Fridley and Biernacka, 2011,

Wang et al., 2010). We propose a procedure that reduces bias by adjusting pathway weightings in the regression model according to the empirical bias in pathway selection frequencies obtained by fitting the GL model with a null response.

One potential drawback of using a regression model in the analysis of genetic data is the typically very large number of predictors (here SNPs) that must be analysed. While the use of penalized regression techniques at least makes the problem tractable when the number of predictors vastly exceeds sample size, the very large matrix calculations required can still make model estimation computationally infeasible. To address this, we combine a number of techniques that speed up the estimation process including the use of an ‘active set’ of predictors, a Taylor approximation of the GL penalty and efficient computation of pathway block residuals. The final estimation algorithm, which we call ‘Pathways Group Lasso with Adaptive Weights’ (P-GLAW), is sufficiently fast to obviate the need either to undertake a preliminary stage of dimensionality reduction, or to consider pathways individually.

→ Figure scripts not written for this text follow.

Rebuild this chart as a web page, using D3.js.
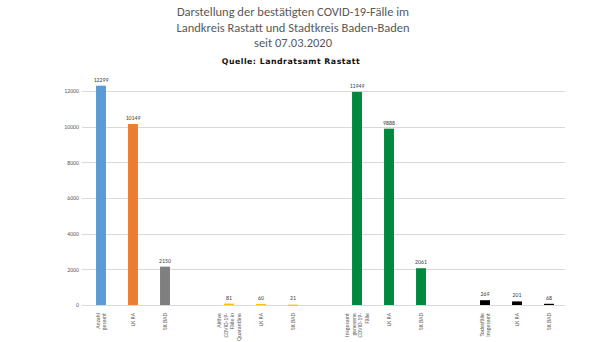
<!DOCTYPE html>
<html>
<head>
<meta charset="utf-8">
<script src="https://cdn.jsdelivr.net/npm/d3@7"></script>
<style>
html,body{margin:0;padding:0;background:#fff;}
svg{display:block;}
</style>
</head>
<body>
<svg id="chart" width="608" height="342"></svg>
<script>
// ---- data ----
const titleLines = ["Darstellung der bestätigten COVID-19-Fälle im", "Landkreis Rastatt und Stadtkreis Baden-Baden", "seit 07.03.2020"];
const sourceText = "Quelle: Landratsamt Rastatt";
const categories = [
  "Anzahl|gesamt", "LK RA", "SK BAD", "",
  "Aktive|COVID-19-|Fälle in|Quarantäne", "LK RA", "SK BAD", "",
  "Insgesamt|genesene|COVID-19-|Fälle", "LK RA", "SK BAD", "",
  "Todesfälle|insgesamt", "LK RA", "SK BAD"
];
const values = [12299, 10149, 2150, null, 81, 60, 21, null, 11949, 9888, 2061, null, 269, 201, 68];
const barColors = ["#5B9BD5", "#ED7D31", "#7F7F7F", null, "#FFC000", "#FFC000", "#FFC000", null,
                   "#00893E", "#00893E", "#00893E", null, "#000000", "#000000", "#000000"];
const yTicks = [0, 2000, 4000, 6000, 8000, 10000, 12000];

// ---- chart ----
const svg = d3.select("#chart");
const mLeft = 85, mRight = 565, mTop = 91, mBottom = 305;

const x = d3.scaleBand().domain(d3.range(categories.length)).range([mLeft, mRight]).paddingInner(0.69).paddingOuter(0.345);
const y = d3.scaleLinear().domain([0, 12000]).range([mBottom, mTop]);

// title
const t = svg.append("text").attr("x", 293).attr("text-anchor", "middle")
  .attr("font-family", "Carlito, 'Open Sans', sans-serif").attr("font-size", 12.5).attr("fill", "#595959");
titleLines.forEach((l, i) => t.append("tspan").attr("x", 293).attr("y", 16 + i * 15.5).text(l));

svg.append("text").attr("x", 291).attr("y", 64).attr("text-anchor", "middle")
  .attr("font-family", "'DejaVu Sans', sans-serif").attr("font-size", 7.8).attr("font-weight", "bold")
  .attr("letter-spacing", 0.5).attr("fill", "#111").text(sourceText);

// gridlines
svg.append("g").selectAll("line").data(yTicks).join("line")
  .attr("x1", mLeft - 3).attr("x2", mRight).attr("y1", d => Math.round(y(d)) + 0.5).attr("y2", d => Math.round(y(d)) + 0.5)
  .attr("stroke", "#d9d9d9").attr("stroke-width", 1);

// y axis
const yAxis = d3.axisLeft(y).tickValues(yTicks).tickSize(0).tickPadding(0).tickFormat(d3.format("d"));
const ga = svg.append("g").attr("transform", `translate(${mLeft - 6},0)`).call(yAxis);
ga.select(".domain").remove();
ga.selectAll("text").attr("font-family", "Carlito, 'Open Sans', sans-serif").attr("font-size", 5.8).attr("fill", "#595959");

// bars
const idx = d3.range(categories.length).filter(i => values[i] !== null);
svg.append("g").selectAll("rect").data(idx).join("rect")
  .attr("x", i => x(i)).attr("width", x.bandwidth())
  .attr("y", i => y(values[i])).attr("height", i => Math.max(1.2, y(0) - y(values[i])))
  .attr("fill", i => barColors[i]);

// value labels
svg.append("g").selectAll("text").data(idx).join("text")
  .attr("x", i => x(i) + x.bandwidth() / 2).attr("y", i => Math.min(y(values[i]), y(0) - 1.2) - 4)
  .attr("text-anchor", "middle").attr("font-family", "Carlito, 'Open Sans', sans-serif")
  .attr("font-size", 5.8).attr("fill", "#404040").text(i => values[i]);

// x labels
const lh = 6.5;
const xl = svg.append("g").selectAll("text").data(d3.range(categories.length).filter(i => categories[i] !== "")).join("text")
  .attr("transform", i => `translate(${x(i) + x.bandwidth() / 2},313) rotate(-90)`)
  .attr("text-anchor", "end").attr("font-family", "Carlito, 'Open Sans', sans-serif")
  .attr("font-size", 5.8).attr("fill", "#595959");
xl.each(function(i) {
  const lines = categories[i].split("|");
  const n = lines.length;
  const sel = d3.select(this);
  lines.forEach((l, k) => sel.append("tspan").attr("x", 0).attr("y", (k - (n - 1) / 2) * lh + 2).text(l));
});
</script>
</body>
</html>
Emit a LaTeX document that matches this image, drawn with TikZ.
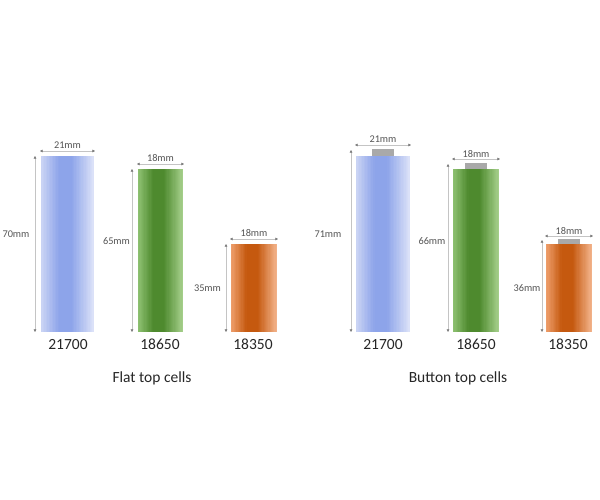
\documentclass[tikz,border=0pt]{standalone}
\usepackage{fontspec}
\setmainfont{Carlito}
\usetikzlibrary{arrows.meta}
\definecolor{bL}{HTML}{CCD5F4}
\definecolor{bD}{HTML}{8DA4EA}
\definecolor{bR}{HTML}{DDE3F8}
\definecolor{gL}{HTML}{8FC273}
\definecolor{gD}{HTML}{4E8A2E}
\definecolor{gR}{HTML}{A6D08C}
\definecolor{oL}{HTML}{EFA06E}
\definecolor{oD}{HTML}{C5590F}
\definecolor{oR}{HTML}{F3B48C}
\definecolor{btn}{HTML}{A9A9A9}
\definecolor{dimc}{HTML}{C4C4C4}
\definecolor{tipc}{HTML}{7A7A7A}
\definecolor{dimt}{HTML}{555555}
\tikzset{
  cell/.style={rectangle, inner sep=0pt, draw=none},
  button/.style={rectangle, inner sep=0pt, fill=btn, draw=none},
  dimline/.style={draw=dimc, line width=0.5pt, {Triangle[length=2.6pt,width=2.6pt,color=tipc]}-{Triangle[length=2.6pt,width=2.6pt,color=tipc]}},
  dimlabel/.style={font=\fontsize{10.3}{11}\selectfont, text=dimt, inner sep=0pt},
  namelabel/.style={font=\fontsize{15.5}{16}\selectfont, text=black!85, inner sep=0pt},
  caption/.style={font=\fontsize{15.5}{16}\selectfont, text=black!85, inner sep=0pt}
}
% name, colour prefix, xl, xr, yt, yb
\newcommand{\mkcell}[6]{%
  \pgfmathsetmacro{\xa}{#3}\pgfmathsetmacro{\xd}{#4}%
  \pgfmathsetmacro{\xb}{#3+0.34*(#4-#3)}\pgfmathsetmacro{\xc}{#3+0.58*(#4-#3)}%
  \pgfmathsetmacro{\wl}{(\xb-\xa)/12}\pgfmathsetmacro{\wr}{(\xd-\xc)/16}%
  \fill[#2D] (\xa,#5) rectangle (\xd,#6);
  \foreach \i in {0,...,11}{%
    \pgfmathsetmacro{\pp}{100*(\i+0.5)/12}%
    \fill[#2D!\pp!#2L] ({\xa+\i*\wl},#5) rectangle ({\xa+(\i+1)*\wl+0.15},#6);
  }
  \foreach \i in {0,...,15}{%
    \pgfmathsetmacro{\pp}{100*(\i+0.5)/16}%
    \fill[#2R!\pp!#2D] ({\xc+\i*\wr-0.15},#5) rectangle ({\xc+(\i+1)*\wr},#6);
  }
  \node[cell, minimum width={(#4-#3)*1pt}, minimum height={(#6-#5)*1pt}] (#1) at ({(#3+#4)/2},{(#5+#6)/2}) {};
}
\begin{document}
\begin{tikzpicture}[x=1pt,y=-1pt]
\useasboundingbox (0,0) rectangle (600,500);
\fill[white] (0,0) rectangle (600,500);
% ---------- Flat top cells ----------
\mkcell{fa}{b}{41}{94}{156}{332}
\mkcell{fb}{g}{138}{183}{169}{332}
\mkcell{fc}{o}{231}{277}{244}{332}
% width dims
\coordinate (faw1) at (40,151); \coordinate (faw2) at (95,151);
\draw[dimline] (faw1) -- (faw2);
\node[dimlabel] (fawl) at (67.5,145) {21mm};
\coordinate (fbw1) at (137,164); \coordinate (fbw2) at (184,164);
\draw[dimline] (fbw1) -- (fbw2);
\node[dimlabel] (fbwl) at (160.5,158.5) {18mm};
\coordinate (fcw1) at (230,239); \coordinate (fcw2) at (278,239);
\draw[dimline] (fcw1) -- (fcw2);
\node[dimlabel] (fcwl) at (254,233.5) {18mm};
% height dims
\coordinate (fah1) at (35,156); \coordinate (fah2) at (35,332);
\draw[dimline] (fah1) -- (fah2);
\node[dimlabel] (fahl) at (16,234) {70mm};
\coordinate (fbh1) at (132,169); \coordinate (fbh2) at (132,332);
\draw[dimline] (fbh1) -- (fbh2);
\node[dimlabel] (fbhl) at (116.5,241) {65mm};
\coordinate (fch1) at (226,244); \coordinate (fch2) at (226,332);
\draw[dimline] (fch1) -- (fch2);
\node[dimlabel] (fchl) at (207.5,288) {35mm};
% names
\node[namelabel] (fan) at (68,344.5) {21700};
\node[namelabel] (fbn) at (160,344.5) {18650};
\node[namelabel] (fcn) at (253,344.5) {18350};
\node[caption] (fcap) at (152,378) {Flat top cells};
% ---------- Button top cells ----------
\mkcell{ba}{b}{356}{410}{156}{332}
\mkcell{bb}{g}{453}{499}{169}{332}
\mkcell{bc}{o}{546}{592}{244}{332}
\node[button, minimum width=22pt, minimum height=6.5pt, anchor=south] (bab) at (ba.north) {};
\node[button, minimum width=22pt, minimum height=6pt, anchor=south] (bbb) at (bb.north) {};
\node[button, minimum width=22pt, minimum height=5pt, anchor=south] (bcb) at (bc.north) {};
% width dims
\coordinate (baw1) at (355,145); \coordinate (baw2) at (411,145);
\draw[dimline] (baw1) -- (baw2);
\node[dimlabel] (bawl) at (383,139) {21mm};
\coordinate (bbw1) at (452,159); \coordinate (bbw2) at (500,159);
\draw[dimline] (bbw1) -- (bbw2);
\node[dimlabel] (bbwl) at (476,154) {18mm};
\coordinate (bcw1) at (545,236); \coordinate (bcw2) at (593,236);
\draw[dimline] (bcw1) -- (bcw2);
\node[dimlabel] (bcwl) at (569,231) {18mm};
% height dims
\coordinate (bah1) at (351,150); \coordinate (bah2) at (351,332);
\draw[dimline] (bah1) -- (bah2);
\node[dimlabel] (bahl) at (328,234) {71mm};
\coordinate (bbh1) at (448,164); \coordinate (bbh2) at (448,332);
\draw[dimline] (bbh1) -- (bbh2);
\node[dimlabel] (bbhl) at (432,241) {66mm};
\coordinate (bch1) at (542,240); \coordinate (bch2) at (542,332);
\draw[dimline] (bch1) -- (bch2);
\node[dimlabel] (bchl) at (527,288) {36mm};
% names
\node[namelabel] (ban) at (383,344.5) {21700};
\node[namelabel] (bbn) at (476,344.5) {18650};
\node[namelabel] (bcn) at (568,344.5) {18350};
\node[caption] (bcap) at (458,378) {Button top cells};
\end{tikzpicture}
\end{document}
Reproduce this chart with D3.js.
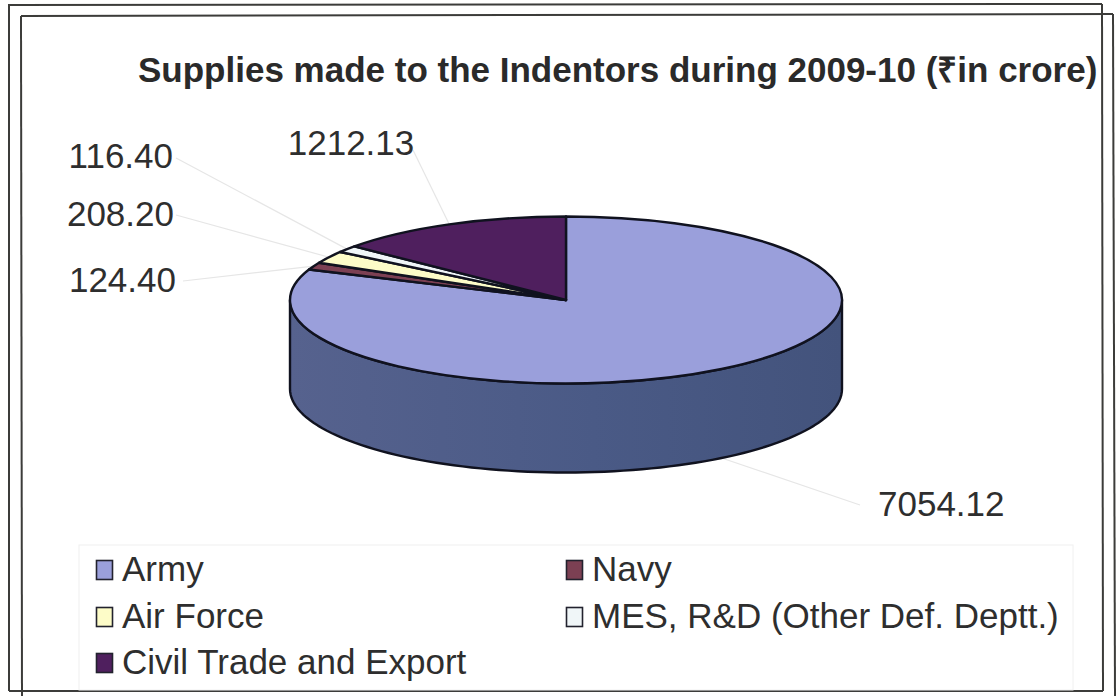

We evaluate our method’s performance in a Monte Carlo (MC) simulation study, using real genetic and pathway data with quantitative phenotypes simulated under an additive genetic model. We consider a range of scenarios with different causal SNP distributions and effect sizes. We feel the use of real genotype and pathway data is crucial, so as to capture the complex distributions of gene size and number within a pathway, together with SNP LD patterns and overlaps between pathways, all of which may have a significant effect on pathway ranking performance. To our knowledge, this is the first such PGAS power study using GL with real SNP and pathway data. The evaluation of GL pathway ranking performance however presents a number of challenges. Firstly, as described above, variation in the number of causal pathways due to overlaps must be taken into account when evaluating performance over multiple MC simulations. Secondly, we require a means of evaluating the degree to which causal pathways are represented amongst the top ranks. Thirdly, since GL performs variable selection, not all causal pathways may be ranked, and ranking performance measures must reflect this. To address these issues we devise a battery of measures that aim to capture different aspects of ranking performance. Finally, we compare our method’s performance with another common PGAS method, derived from univariate SNP statistics.

The article is organised as follows. Section 2 describes the GL model; our strategy for dealing with overlapping pathways, model estimation and speed-ups; our proposed bias-adjusted pathway weighting update procedure; our strategy for ranking pathways using a resampling procedure, and our proposed ranking performance measures. In Section 3 we describe the real biological data sets used in the experiments, the SNP to pathway mapping process, and the simulation framework used to evaluate both methods under consideration. The results from these simulation studies are provided in Section 4, and we conclude in Section 5 with a discussion and final remarks.